The Motor Vehicle Inspection System (MVIS) of the Department of Transportation (DOTr) and Land Transportation Office may be optional for now, but that doesn’t mean it’s not under scrutiny. The Senate is currently studying the details of its implementation.

While that’s going on, another group has made an objection with regard to one of the requirements for cars to pass: tires.

The Tire Importers and Traders Association of the Philippines (TITAP), a group comprised of nearly all the major tire brands in the country (e.g. Bridgestone, Michelin, Yokohama, Goodyear, etc.), has just sent a letter to DOTr Secretary Arthur P. Tugade about specific provisions in the MVIS testing guidelines. Specifically, they were concerned about the prescribed tire life in the guidelines, wherein a tire that is five years or older will yield a fail upon inspection.

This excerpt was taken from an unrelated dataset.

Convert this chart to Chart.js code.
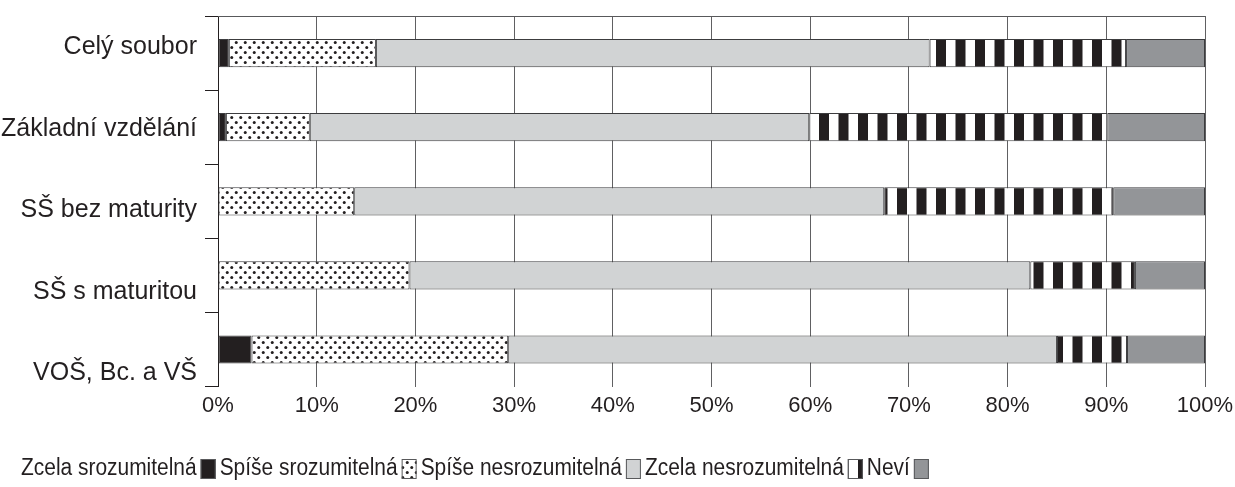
<!DOCTYPE html>
<html lang="cs">
<head>
<meta charset="UTF-8">
<title>Srozumitelnost podle vzdělání</title>
<script src="https://cdn.jsdelivr.net/npm/chart.js@4.4.1/dist/chart.umd.min.js"></script>
<style>
    html, body { margin: 0; padding: 0; background: #fff; }
    .chart-box { position: relative; width: 1235px; height: 487px; }
</style>
</head>
<body>
<div class="chart-box"><canvas id="chart"></canvas></div>
<script>
// data (percent of respondents)
const categories = ['Celý soubor', 'Základní vzdělání', 'SŠ bez maturity', 'SŠ s maturitou', 'VOŠ, Bc. a VŠ'];
const seriesNames = ['Zcela srozumitelná', 'Spíše srozumitelná', 'Spíše nesrozumitelná', 'Zcela nesrozumitelná', 'Neví'];
const zcelaSroz   = [1.1, 0.8, 0, 0, 3.4];
const spiseSroz   = [14.9, 8.5, 13.8, 19.4, 26.0];
const spiseNesroz = [56.1, 50.6, 53.7, 62.9, 55.6];
const zcelaNesroz = [19.9, 30.2, 23.2, 10.6, 7.1];
const nevi        = [8.0, 9.9, 9.3, 7.1, 7.9];
const xTicks = [0, 10, 20, 30, 40, 50, 60, 70, 80, 90, 100];

const INK = '#231f20';
const FONT = '"Liberation Sans", Arial, sans-serif';

// pattern fills
function dotPattern() {
    const c = document.createElement('canvas');
    c.width = 9; c.height = 10;
    const g = c.getContext('2d');
    g.fillStyle = '#fff';
    g.fillRect(0, 0, 9, 10);
    g.fillStyle = INK;
    [[2.25, 2.5], [6.75, 7.5]].forEach(p => {
        g.beginPath();
        g.arc(p[0], p[1], 1.5, 0, Math.PI * 2);
        g.fill();
    });
    return g.createPattern(c, 'repeat');
}
function stripePattern() {
    const c = document.createElement('canvas');
    c.width = 39; c.height = 4;
    const g = c.getContext('2d');
    g.fillStyle = '#fff';
    g.fillRect(0, 0, 39, 4);
    g.fillStyle = INK;
    g.fillRect(0, 0, 10, 4);
    g.fillRect(19.5, 0, 10, 4);
    return g.createPattern(c, 'repeat');
}

const fills = [INK, dotPattern(), '#d1d3d4', stripePattern(), '#939598'];
const values = [zcelaSroz, spiseSroz, spiseNesroz, zcelaNesroz, nevi];

// category labels sit a bit lower each row in the original
const yLabels = {
    id: 'yLabels',
    afterDraw(chart) {
        const { ctx, chartArea } = chart;
        const h = chartArea.bottom - chartArea.top;
        ctx.save();
        ctx.font = '25px ' + FONT;
        ctx.fillStyle = INK;
        ctx.textAlign = 'right';
        ctx.textBaseline = 'middle';
        categories.forEach((name, i) => {
            ctx.fillText(name, chartArea.left - 21, chartArea.top + h * (0.084 + i * 0.22));
        });
        // top frame line
        ctx.strokeStyle = '#58595b';
        ctx.lineWidth = 1;
        ctx.beginPath();
        ctx.moveTo(chartArea.left, chartArea.top + 0.5);
        ctx.lineTo(chartArea.right, chartArea.top + 0.5);
        ctx.stroke();
        ctx.restore();
    }
};

// legend: text first, swatch after it (text a little narrow, like the original)
const textLegend = {
    id: 'textLegend',
    afterDraw(chart) {
        const ctx = chart.ctx;
        const y = 469;
        const squeeze = 0.91;
        let x = 21;
        ctx.save();
        ctx.font = '23px ' + FONT;
        ctx.textBaseline = 'middle';
        ctx.textAlign = 'left';
        chart.data.datasets.forEach(ds => {
            ctx.save();
            ctx.translate(x, y);
            ctx.scale(squeeze, 1);
            ctx.fillStyle = INK;
            ctx.fillText(ds.label, 0, 0);
            ctx.restore();
            x += ctx.measureText(ds.label).width * squeeze + 4;
            ctx.fillStyle = ds.backgroundColor;
            ctx.fillRect(x, y - 10, 15, 20);
            ctx.strokeStyle = '#58595b';
            ctx.lineWidth = 1;
            ctx.strokeRect(x + 0.5, y - 9.5, 14, 19);
            x += 15 + 4;
        });
        ctx.restore();
    }
};

new Chart(document.getElementById('chart'), {
    type: 'bar',
    data: {
        labels: categories,
        datasets: seriesNames.map((name, i) => ({
            label: name,
            data: values[i],
            backgroundColor: fills[i],
            borderColor: '#3c3c3e',
            borderWidth: 1,
            borderSkipped: false,
            categoryPercentage: 1,
            barPercentage: 0.38
        }))
    },
    options: {
        indexAxis: 'y',
        responsive: true,
        maintainAspectRatio: false,
        animation: false,
        events: [],
        layout: { padding: { left: 205, top: 16, right: 30, bottom: 62 } },
        plugins: {
            legend: { display: false },
            tooltip: { enabled: false }
        },
        scales: {
            x: {
                stacked: true,
                min: 0,
                max: 100,
                afterBuildTicks: axis => { axis.ticks = xTicks.map(v => ({ value: v })); },
                afterFit: axis => { axis.paddingRight = 0; axis.paddingLeft = 0; },
                ticks: {
                    callback: v => v + '%',
                    color: INK,
                    font: { family: FONT, size: 22 },
                    padding: 6,
                    maxRotation: 0
                },
                grid: { color: '#606062', lineWidth: 1, drawTicks: false },
                border: { display: false }
            },
            y: {
                stacked: true,
                ticks: { display: false },
                grid: {
                    offset: true,
                    drawOnChartArea: false,
                    tickLength: 13,
                    color: INK,
                    lineWidth: 1
                },
                border: { display: true, color: INK, width: 1 }
            }
        }
    },
    plugins: [yLabels, textLegend]
});
</script>
</body>
</html>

In their letter, TITAP says that “mandating said age will not be commercially coherent” going so far as to say that it is “unfair” and “negligent”. TITAP cited that modern tire technology makes use of polymers, aramids, and other compounds that improve the lifespan, integrity, and strength of tires. If stored properly in covered warehouses, TITAP says that brand new tires have almost unlimited shelf life.

Tire brands: MVIS 5-year max tire age is unfair image

TITAP also cites the U.S. National Highway Traffic Safety Association (NHTSA) as saying that tires that are mounted properly, and well maintained can be used for six years safely. The association also says that a lifespan of 10 years from the date of manufacture is safe. The organization further argues that the tread wear indicator — not necessarily age — is the proper basis for tire performance.

TITAP has aired its concern because tire companies are allowed to import tires manufactured five years prior, meaning some dealers still have brand new tires in stock that were made in 2015. TITAP says that if the MVIS policy was enforced to the letter, companies can lose up to hundreds of millions of pesos on the existing stocks they still have, leading to further financial strain, up to and including bankruptcy.

As such, the tire companies are asking the DOTr to conduct a further study on how to address the tire-related matters of MVIS, stating that it is a “well-intended policy but not without loopholes”.

Currently, running your vehicle through MVIS is optional, thanks to the DOTr’s recent memo. If the situation (including the economic impact of the quarantines) improves, the government may make MVIS mandatory again.